この映画の登場人物たちは饒舌である。畳み掛けるように喋る。大林監督の劇映画デビュー作「HOUSE ハウス」はオプチカル合成などを駆使し、映像が過剰だった。一方「この空の花」は台詞や字幕が洪水のように押し寄せる、言葉が過剰な作品といえるだろう。

大林監督は次のように語る。「映画は言葉だ。人の心の願いをこそ伝える手紙のようなものだ」本作は”言葉のモンタージュ”により、その信念を実践している。

本作はフィクションでありながらモデルとなった登場人物も登場し、アニメーションあり、紙芝居あり、高校生による演劇あり、ごった煮である。果たしてこれは映画なのか?それともドキュメンタリーか?いや、ジャンル分けは無意味だ。その全てを包括しているのだから。「この空の花」は何でもあり、死者と生者が共存するワンダーランドである。僕は物語の中盤からとめどもなく流れ続ける涙をどうすることも出来なかった。

音楽も豊穣だ。テーマ曲(ボレロ)を久しぶりに大林映画に復帰した久石譲(「水の旅人」以来19年ぶり!)、主題歌「それは遠い夏」(ワルツ)の作詞・作曲を伊勢正三(なごり雪、22才の別れ)、挿入曲「花火」は曲・演奏がパスカルズ、さらに坂田明のサックス演奏あり。

大林映画はその処女作「HOUSE ハウス」から冒頭に"A MOVIE"という表示が出るのが特徴だった。しかし「おかしなふたり」以降その慣習は封印された。「この空の花」では久しぶりに再登場。しかも"A MOVIE ESSAY"に進化しているではないか!確かにエッセイという呼び名こそ相応しい作品かも知れない。必見。
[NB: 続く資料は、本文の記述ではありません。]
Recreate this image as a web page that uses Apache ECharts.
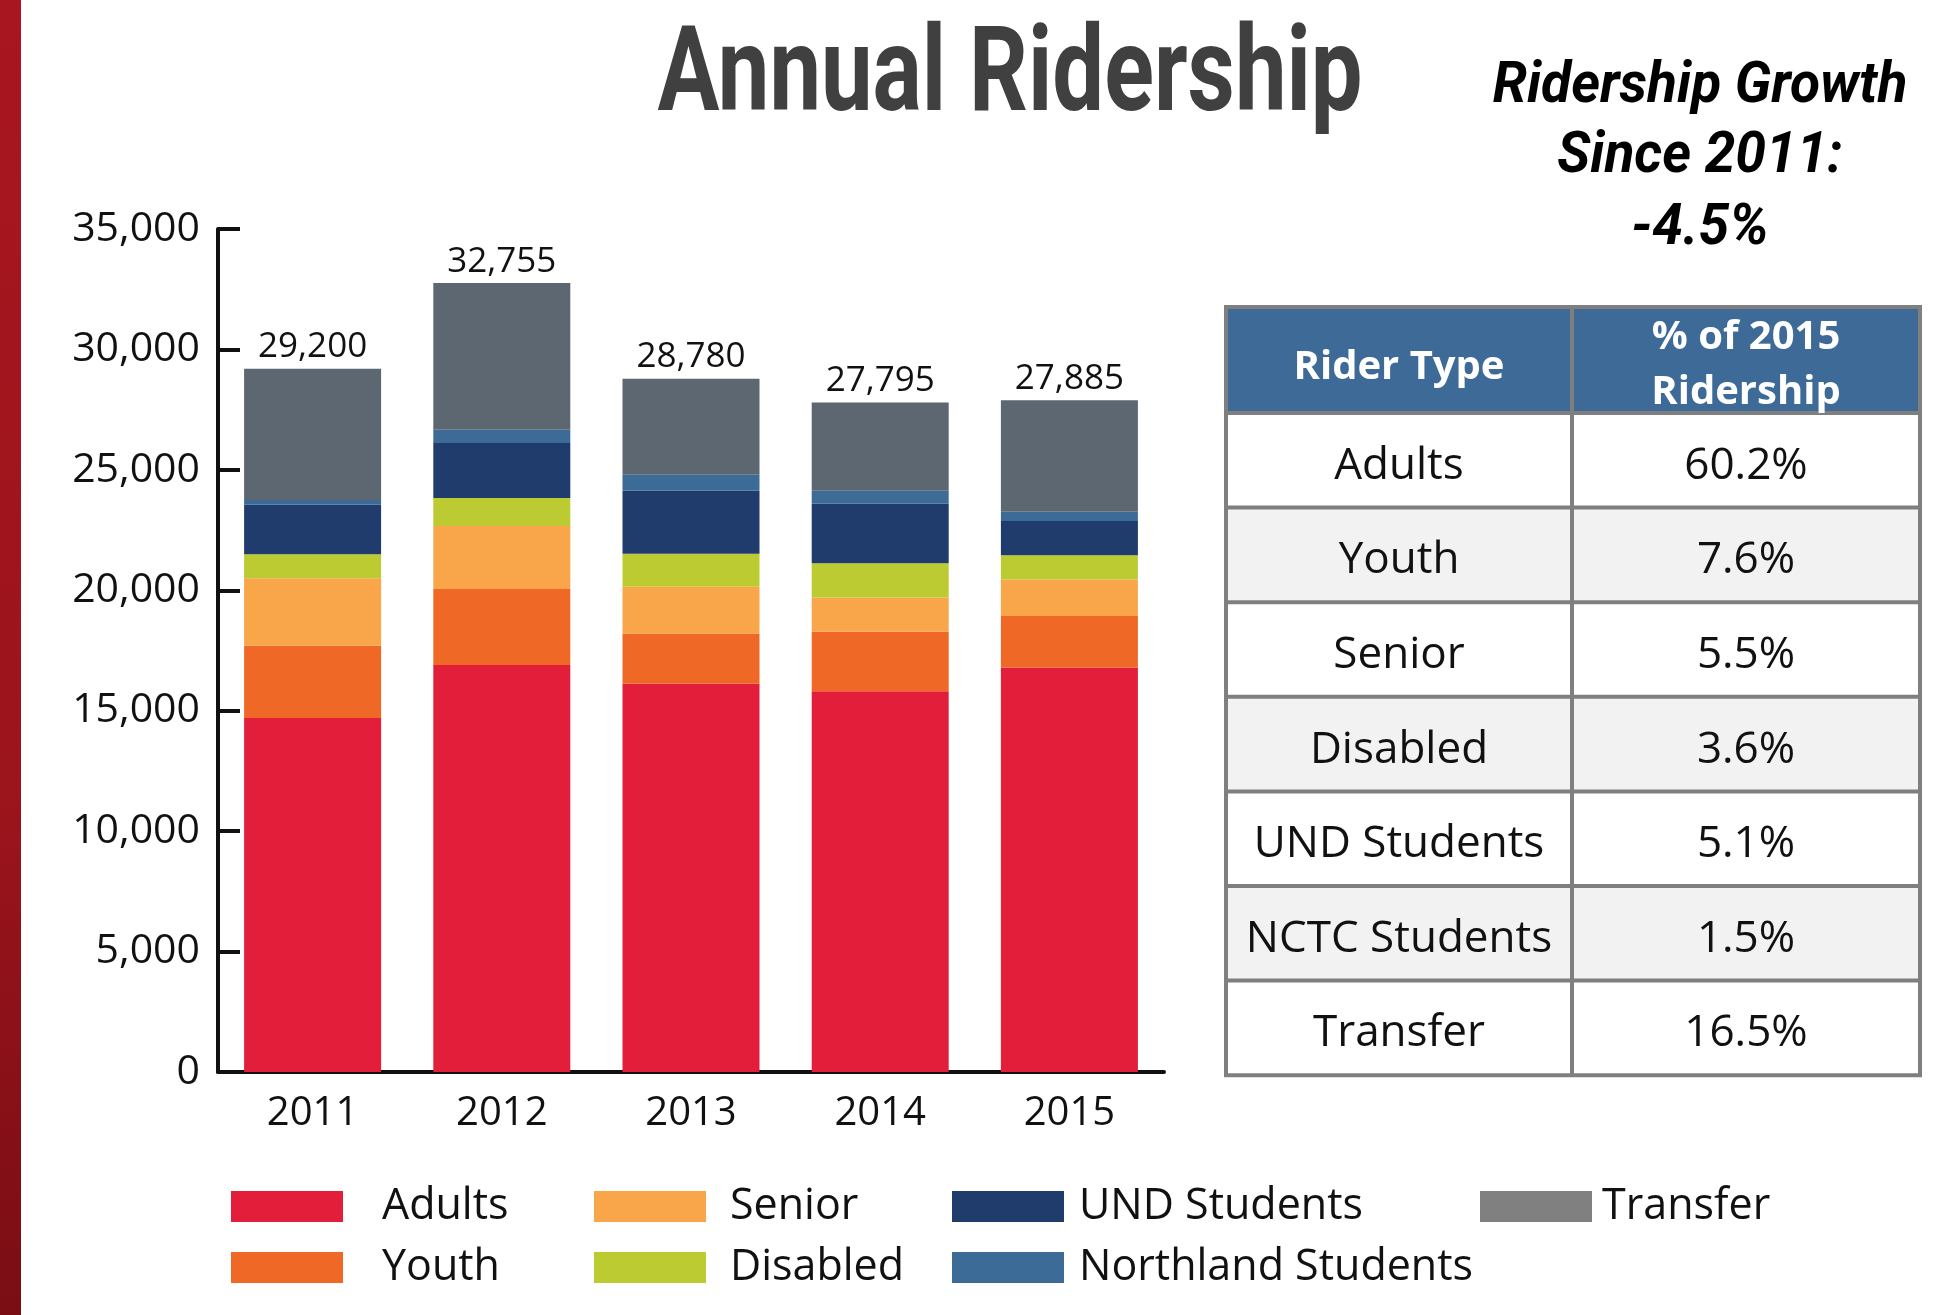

以下余談だが、僕の愛する大林映画のベスト20(+1)を列挙する。

  1. はるか、ノスタルジィ
  2. 時をかける少女
  3. ふたり
  4. 廃市
  5. この空の花
  6. 日本殉情伝 おかしなふたり ものくるほしきひとびとの群
  7. なごり雪
  8. さびしんぼう
  9. 転校生(オリジナル版@尾道市)
  10. HOUSE ハウス
  11. 理由
  12. 彼のオートバイ、彼女の島
  13. 青春デンデケデケデケ
  14. 麗猫伝説(日テレ「火曜サスペンス劇場」)
  15. EMOTION 伝説の午後=いつか見たドラキュラ
  16. あした
  17. 異人たちとの夏
  18. 風の歌が聴きたい
  19. 22才の別れ Lycoris 葉みず花みず物語
  20. その日のまえに
  21. 可愛い悪魔(日テレ「火曜サスペンス劇場」)

さらに、これはいただけない大林映画ワースト5。

  1. 漂流教室
  2. あの、夏の日~とんでろじいちゃん~
  3. ねらわれた学園
  4. 金田一耕介の冒険
  5. 転校生 -さよなら あなた-(リメイク版@長野市)

最後に、大林監督のライフワークである福永武彦の小説「草の花」と壇一雄の「花筐(はながたみ)」映画化が実現することを心から希って(勿論、音楽は久石さんで!)、締めくくりたいと想う。